Action-Fraction

All I need is another day in the week!

06 March 2014 | By Catherine Wheatcroft

I have come to the conclusion that the biggest struggle in running your own business is TIME. For lots of senior managers I talk to, time is their biggest enemy and they wish they had a pound for every time they said ‘I haven’t got time’.

 

But lets accept, that there will never be enough hours in the day to fit everything in when you are busy with client work, quoting, travelling to meetings, doing essential paperwork, keeping on top of the barrage of emails and trying to find new customers. So it comes as no surprise when you get to the end of the week and wonder what you have achieved to move everything forward in terms of future sales and business.

Be less busy

 

Many people do not really plan their week out well, so as a consequence, they end up battling with both time and a lack of focus. When you do this, things start to suffer as you end up running around in circles like a hamster on a wheel! Usually, it is the most important things that get side lined or missed due to running out of time.
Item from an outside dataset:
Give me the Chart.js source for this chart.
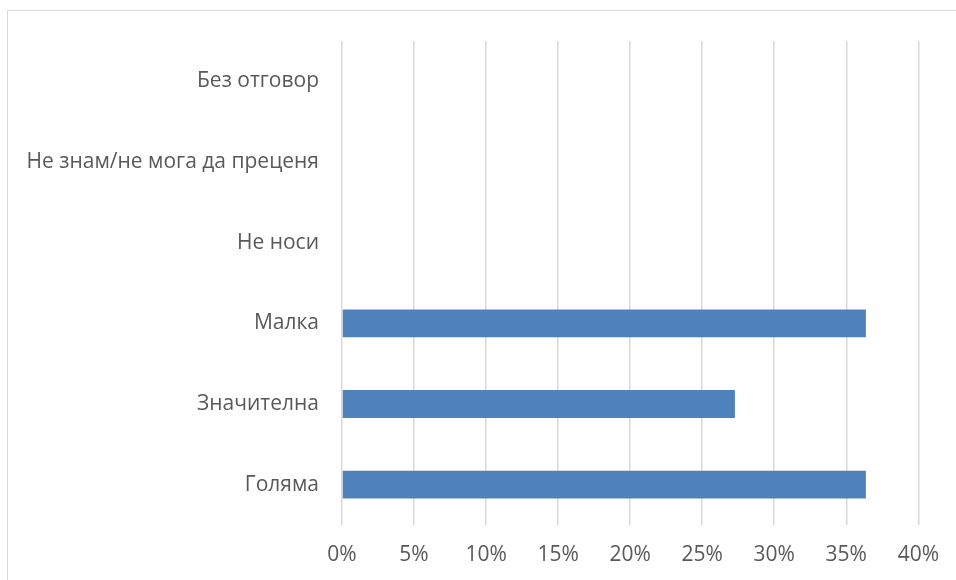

How many of us managers can put their hands up and say that they wished they had more time to:

  • Update the website with better content
  • Send out a weekly reminder email to prospects
  • Write a blog article once per month to send to the press
  • Try a new marketing campaign that has been in your head for months
  • Attack a new target audience
  • Arrange a couple of testimonials or case studies
  • Send out a weekly communication through your social media channels
  • Tell all your Linked In contacts what you are doing

 

These, as we know are vital activities to lead us down the path of future customers. But many of us are guilty of being a bit hit and miss with them, rather than finding time to fit them into our weekly routine. It may be that these activities are on the ‘difficult’ pile because you don’t know where to start, are not really a writer or just don’t enjoy doing this type of work. So how do we ensure that they ARE done and on a regular basis? Here are a few tips to try:

 

Get some help
Give the work to a specialist to ‘make it happen’. Even if you just ask someone to write you a short blog and publish it on your website, social media sites and relevant groups on Linked In once per month. This will take someone experienced no more than 2-3 hours, so will not cost you very much at all. Your business is being promoted in the background without you having to find any time to do it!

 

Make a plan
Spend half a day with colleagues to brainstorm some ideas and get a forward plan of topics to write a news story on. Half the battle is then won because you know what to write about and when. You can then schedule it in and do not suffer from ‘blank page’ syndrome.

 

Be more focused
We can all sit in front of our computers ‘looking at things’ and ‘researching’, but before you know it an hour has passed and we are no further forward. In that hour, if we set our minds to it, we could have updated the content on one or two pages of our website or made 20 useful calls to prospects. Don’t idle time away un-necessarily, be determined and aim to achieve something useful each hour.

 

Don’t try to hit everything hard
Always remember the rule of 1% improvement across everything, rather than trying to make huge impacts and changes. So if you have a new target audience you want to try…just start by spending an hour capturing just 10 new contacts for the database. You should be able to grab their company name and phone number quickly and then call them to get a contact name. Don’t try to spend a day getting 50 or 100 and then never moving onto the next stage of sending a letter out or contacting them because you don’t have the time to tackle so many.

 

Lean on whom you know
Starting from scratch on new campaigns or trying to find new contacts when you don’t even have a name, can be time consuming and draining. Most of us have 100’s of contacts on Linked In or through Facebook that we do not do anything with. It is far quicker to send them a relevant message, get a survey completed or ask for referrals than it is to start from a blank address book. So use them to get messages out quickly and easily.

 

Get rid of distractions
If you have gone to the trouble of setting aside an allocated slot in the day to get something done and then got yourself geared up mentally to do it. Why do we then allow ourselves to be stopped in our tracks and loose momentum by incoming emails or the phone ringing? Turn them off for short periods of time and you may find you get more done in less time and can soon turn them back on again. Most things and people can wait an hour or two for a response…so set you out of office on and get going.

 

Seriously, we all have as much time as we need or as much time as we make for ourselves. And if you were still struggling even then, I would think about sub-contracting small but important tasks out to make them happen. You will see the longer terms benefits by investing in the short term…but that investment is either spending money to get help or REALLY making the time to fit in what is important to your business. The choice is yours to make!